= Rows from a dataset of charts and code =
____
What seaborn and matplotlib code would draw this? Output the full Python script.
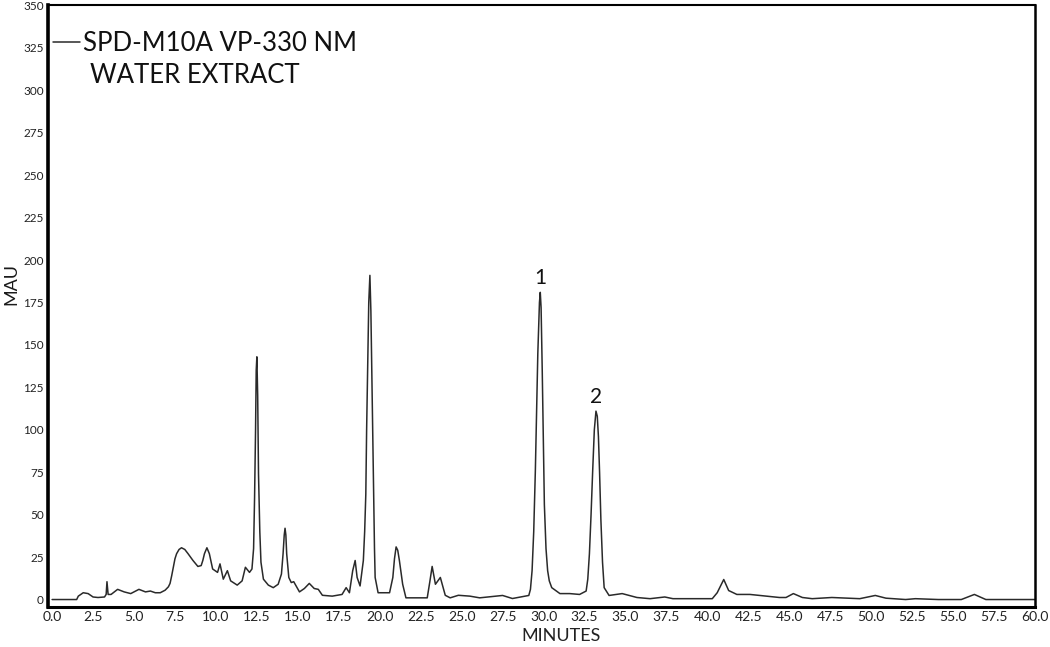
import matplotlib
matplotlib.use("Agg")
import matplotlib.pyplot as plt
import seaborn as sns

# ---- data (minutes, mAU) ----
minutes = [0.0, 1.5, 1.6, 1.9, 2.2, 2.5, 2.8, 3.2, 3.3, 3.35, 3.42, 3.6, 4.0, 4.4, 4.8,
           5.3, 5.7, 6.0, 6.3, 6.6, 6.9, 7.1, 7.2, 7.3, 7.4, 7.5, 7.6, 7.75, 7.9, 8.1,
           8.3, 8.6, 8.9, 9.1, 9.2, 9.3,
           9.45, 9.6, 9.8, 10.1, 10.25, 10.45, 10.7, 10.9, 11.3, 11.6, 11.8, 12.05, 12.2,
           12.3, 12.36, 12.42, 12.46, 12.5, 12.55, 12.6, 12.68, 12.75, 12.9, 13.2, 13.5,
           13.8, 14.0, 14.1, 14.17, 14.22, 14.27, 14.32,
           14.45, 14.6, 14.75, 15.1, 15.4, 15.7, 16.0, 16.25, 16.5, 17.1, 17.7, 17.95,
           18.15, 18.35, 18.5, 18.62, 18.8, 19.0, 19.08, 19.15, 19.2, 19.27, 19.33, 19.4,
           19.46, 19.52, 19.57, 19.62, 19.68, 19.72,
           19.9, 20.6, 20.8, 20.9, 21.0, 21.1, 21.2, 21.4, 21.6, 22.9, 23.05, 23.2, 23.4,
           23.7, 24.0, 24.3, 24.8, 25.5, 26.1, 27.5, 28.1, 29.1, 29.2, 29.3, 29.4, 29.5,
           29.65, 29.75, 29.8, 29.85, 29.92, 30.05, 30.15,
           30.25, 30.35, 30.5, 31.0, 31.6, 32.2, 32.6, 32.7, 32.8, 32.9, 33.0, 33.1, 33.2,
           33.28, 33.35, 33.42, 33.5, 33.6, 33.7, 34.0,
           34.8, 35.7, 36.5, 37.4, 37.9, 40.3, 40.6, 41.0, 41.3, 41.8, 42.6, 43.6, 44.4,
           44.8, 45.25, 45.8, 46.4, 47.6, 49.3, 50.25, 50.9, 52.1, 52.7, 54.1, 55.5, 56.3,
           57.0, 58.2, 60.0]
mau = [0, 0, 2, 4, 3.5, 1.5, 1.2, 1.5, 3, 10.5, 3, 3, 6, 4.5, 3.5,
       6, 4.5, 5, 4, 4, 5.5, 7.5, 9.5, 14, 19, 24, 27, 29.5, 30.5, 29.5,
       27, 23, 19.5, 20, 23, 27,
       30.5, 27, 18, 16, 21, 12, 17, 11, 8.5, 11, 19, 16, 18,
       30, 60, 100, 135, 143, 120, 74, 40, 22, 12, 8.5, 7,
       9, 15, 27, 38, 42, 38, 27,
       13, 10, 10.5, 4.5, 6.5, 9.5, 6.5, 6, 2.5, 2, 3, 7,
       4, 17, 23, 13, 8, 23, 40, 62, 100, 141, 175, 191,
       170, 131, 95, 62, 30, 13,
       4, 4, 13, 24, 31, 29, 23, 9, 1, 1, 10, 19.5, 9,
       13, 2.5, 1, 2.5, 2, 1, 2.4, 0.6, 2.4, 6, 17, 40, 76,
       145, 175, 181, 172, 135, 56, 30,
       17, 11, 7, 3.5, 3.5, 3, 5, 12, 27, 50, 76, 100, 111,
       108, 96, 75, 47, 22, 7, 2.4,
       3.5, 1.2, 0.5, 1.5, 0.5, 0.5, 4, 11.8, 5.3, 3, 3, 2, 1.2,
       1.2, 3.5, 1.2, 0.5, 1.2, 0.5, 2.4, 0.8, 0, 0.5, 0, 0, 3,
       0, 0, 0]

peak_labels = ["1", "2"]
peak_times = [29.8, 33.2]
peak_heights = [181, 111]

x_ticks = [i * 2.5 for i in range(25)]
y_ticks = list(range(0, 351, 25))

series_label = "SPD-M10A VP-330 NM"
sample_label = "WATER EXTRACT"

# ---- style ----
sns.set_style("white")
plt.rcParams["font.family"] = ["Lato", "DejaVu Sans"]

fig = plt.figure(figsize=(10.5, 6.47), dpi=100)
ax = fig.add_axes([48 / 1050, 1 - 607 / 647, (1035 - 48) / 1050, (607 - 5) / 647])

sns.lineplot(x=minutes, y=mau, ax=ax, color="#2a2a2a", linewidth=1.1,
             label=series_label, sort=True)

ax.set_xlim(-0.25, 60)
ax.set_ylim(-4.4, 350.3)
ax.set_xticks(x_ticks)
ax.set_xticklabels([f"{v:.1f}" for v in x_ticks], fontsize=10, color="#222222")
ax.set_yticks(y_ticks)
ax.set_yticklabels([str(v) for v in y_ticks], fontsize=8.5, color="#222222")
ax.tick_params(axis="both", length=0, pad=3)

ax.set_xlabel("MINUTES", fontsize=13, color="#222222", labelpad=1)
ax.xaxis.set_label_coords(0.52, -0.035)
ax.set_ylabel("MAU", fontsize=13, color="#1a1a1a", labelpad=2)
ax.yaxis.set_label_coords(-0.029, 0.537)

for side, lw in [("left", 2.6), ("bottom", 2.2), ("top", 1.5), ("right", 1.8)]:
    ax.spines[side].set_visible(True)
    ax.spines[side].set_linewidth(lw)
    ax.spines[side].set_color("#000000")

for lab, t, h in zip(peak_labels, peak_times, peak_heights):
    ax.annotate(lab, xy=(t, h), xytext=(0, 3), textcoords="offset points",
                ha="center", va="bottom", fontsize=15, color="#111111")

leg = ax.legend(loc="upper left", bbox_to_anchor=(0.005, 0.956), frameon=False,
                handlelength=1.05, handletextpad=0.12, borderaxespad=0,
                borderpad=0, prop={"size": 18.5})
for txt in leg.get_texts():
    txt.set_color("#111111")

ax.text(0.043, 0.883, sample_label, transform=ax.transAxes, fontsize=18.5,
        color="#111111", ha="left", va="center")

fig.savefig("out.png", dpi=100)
____
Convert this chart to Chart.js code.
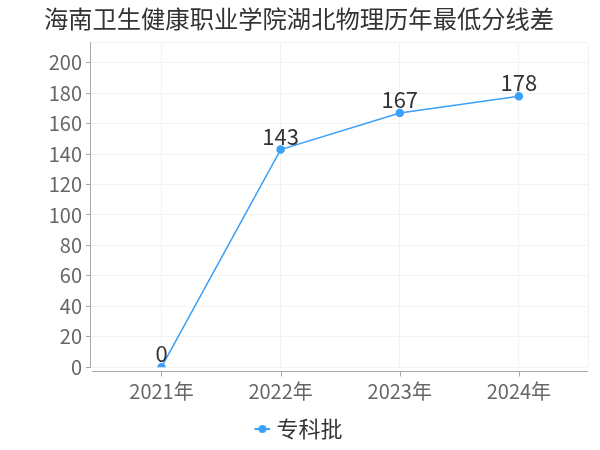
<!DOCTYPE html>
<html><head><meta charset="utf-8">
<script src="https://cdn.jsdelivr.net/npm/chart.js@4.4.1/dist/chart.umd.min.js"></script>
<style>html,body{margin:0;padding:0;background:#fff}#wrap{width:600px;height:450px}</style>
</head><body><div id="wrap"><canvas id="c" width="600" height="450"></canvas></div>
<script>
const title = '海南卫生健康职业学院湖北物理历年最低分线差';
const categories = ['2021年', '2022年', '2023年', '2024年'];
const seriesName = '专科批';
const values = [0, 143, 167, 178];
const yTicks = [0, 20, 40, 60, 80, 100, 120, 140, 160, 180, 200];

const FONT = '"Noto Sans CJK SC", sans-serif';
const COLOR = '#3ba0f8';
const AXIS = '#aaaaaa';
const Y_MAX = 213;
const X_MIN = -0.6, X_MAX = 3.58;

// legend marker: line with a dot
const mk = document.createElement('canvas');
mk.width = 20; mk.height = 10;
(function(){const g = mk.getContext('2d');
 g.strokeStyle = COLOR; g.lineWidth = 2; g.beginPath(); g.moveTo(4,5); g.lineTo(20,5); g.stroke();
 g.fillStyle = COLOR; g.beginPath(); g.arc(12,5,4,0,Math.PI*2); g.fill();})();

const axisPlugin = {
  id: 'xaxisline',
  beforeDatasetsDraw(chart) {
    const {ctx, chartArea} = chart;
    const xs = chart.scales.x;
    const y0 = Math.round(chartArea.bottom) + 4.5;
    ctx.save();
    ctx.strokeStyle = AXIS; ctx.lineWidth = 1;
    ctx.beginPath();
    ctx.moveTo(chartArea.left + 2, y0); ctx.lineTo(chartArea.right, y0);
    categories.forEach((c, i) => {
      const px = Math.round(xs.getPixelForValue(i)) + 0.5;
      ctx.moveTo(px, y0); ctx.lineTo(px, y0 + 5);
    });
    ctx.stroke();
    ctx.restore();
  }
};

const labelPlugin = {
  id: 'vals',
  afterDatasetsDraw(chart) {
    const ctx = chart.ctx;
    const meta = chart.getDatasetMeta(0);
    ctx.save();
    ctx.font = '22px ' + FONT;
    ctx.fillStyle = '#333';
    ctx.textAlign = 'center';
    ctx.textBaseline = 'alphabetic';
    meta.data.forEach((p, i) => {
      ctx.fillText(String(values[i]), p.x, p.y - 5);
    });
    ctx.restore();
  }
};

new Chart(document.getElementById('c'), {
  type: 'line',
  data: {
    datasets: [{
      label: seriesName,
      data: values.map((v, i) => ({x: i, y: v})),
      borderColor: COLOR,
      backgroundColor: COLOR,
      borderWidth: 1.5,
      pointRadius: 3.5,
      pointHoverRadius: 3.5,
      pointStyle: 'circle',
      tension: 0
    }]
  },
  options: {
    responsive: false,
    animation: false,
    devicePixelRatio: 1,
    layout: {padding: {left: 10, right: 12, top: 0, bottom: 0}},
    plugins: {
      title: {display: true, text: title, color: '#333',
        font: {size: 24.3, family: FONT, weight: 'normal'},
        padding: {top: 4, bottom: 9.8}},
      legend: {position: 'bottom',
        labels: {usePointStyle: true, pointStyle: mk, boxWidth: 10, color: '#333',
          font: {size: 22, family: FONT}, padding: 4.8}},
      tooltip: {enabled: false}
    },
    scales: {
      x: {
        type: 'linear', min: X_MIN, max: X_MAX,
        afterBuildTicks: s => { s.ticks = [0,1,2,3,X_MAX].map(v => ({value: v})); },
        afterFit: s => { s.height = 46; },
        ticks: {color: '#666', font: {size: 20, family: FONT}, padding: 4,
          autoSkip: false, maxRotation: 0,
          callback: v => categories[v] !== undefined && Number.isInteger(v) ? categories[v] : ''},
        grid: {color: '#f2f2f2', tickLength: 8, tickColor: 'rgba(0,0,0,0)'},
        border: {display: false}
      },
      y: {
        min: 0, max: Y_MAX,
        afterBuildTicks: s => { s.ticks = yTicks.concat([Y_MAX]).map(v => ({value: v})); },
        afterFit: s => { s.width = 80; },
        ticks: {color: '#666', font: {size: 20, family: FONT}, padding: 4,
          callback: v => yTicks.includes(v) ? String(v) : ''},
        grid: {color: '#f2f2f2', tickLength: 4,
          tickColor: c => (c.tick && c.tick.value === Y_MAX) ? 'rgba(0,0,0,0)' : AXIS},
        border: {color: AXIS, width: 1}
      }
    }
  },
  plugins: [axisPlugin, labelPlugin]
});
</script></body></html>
____
Find out how many lines in the listing contain the string "seaborn". Give the number alone.

2